A few weeks ago, we got in a shipment of a couple of Trendnet switches to replace ones that died over the summer.

I hooked one up, absolutely no problem (this one: http://www.amazon.com/TRENDnet-16-P...F8&qid=1376386527&sr=8-1&keywords=trendnet+16).

However, when I plugged the other one (http://www.amazon.com/TRENDnet-Unma...TF8&qid=1376386720&sr=8-1&keywords=trendnet+8) into the SAME manageable Netgear GS724T V2 that the 16-port Trendnet was working fine with, it wouldn't communicate.

At the time, I didn't think much about it. I just plugged it into the 16-port Trendnet (which it communicates with fine), and went on my way.

However, tonight I have been working on setting up VLANs.

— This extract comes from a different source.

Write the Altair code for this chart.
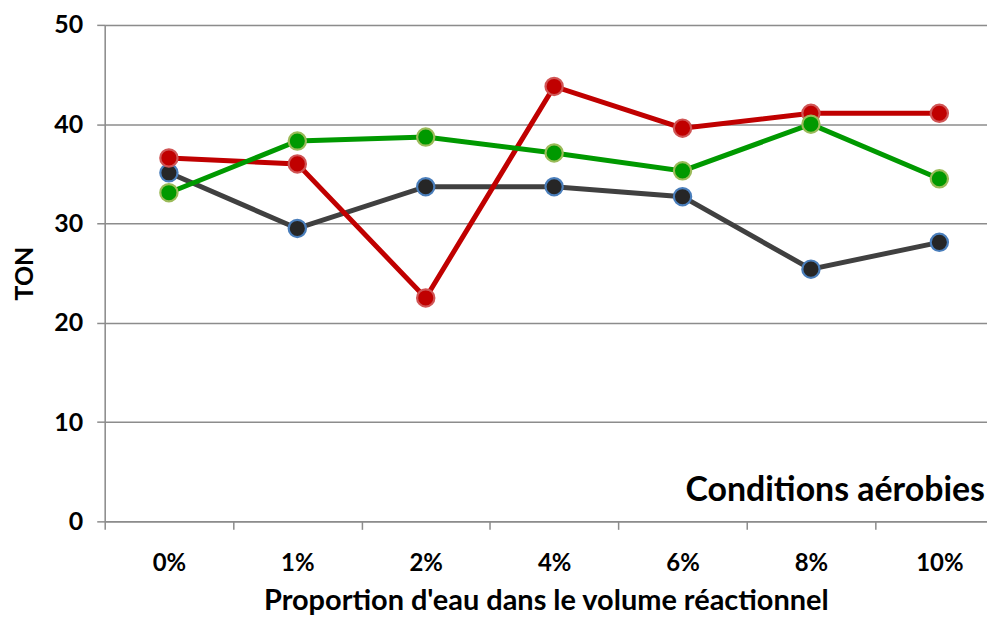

All of the devices plugged into the 16-port switch need to be on one VLAN, while the 8-port Trendnet needs to be on another... Since it doesn't communicate with the Netgear (what I am using to manage VLANs), I am unable to do this directly.

Currently how I have it set up, is I took a 5-port Netgear switch we have here, and just used it as the mediator between the two switches.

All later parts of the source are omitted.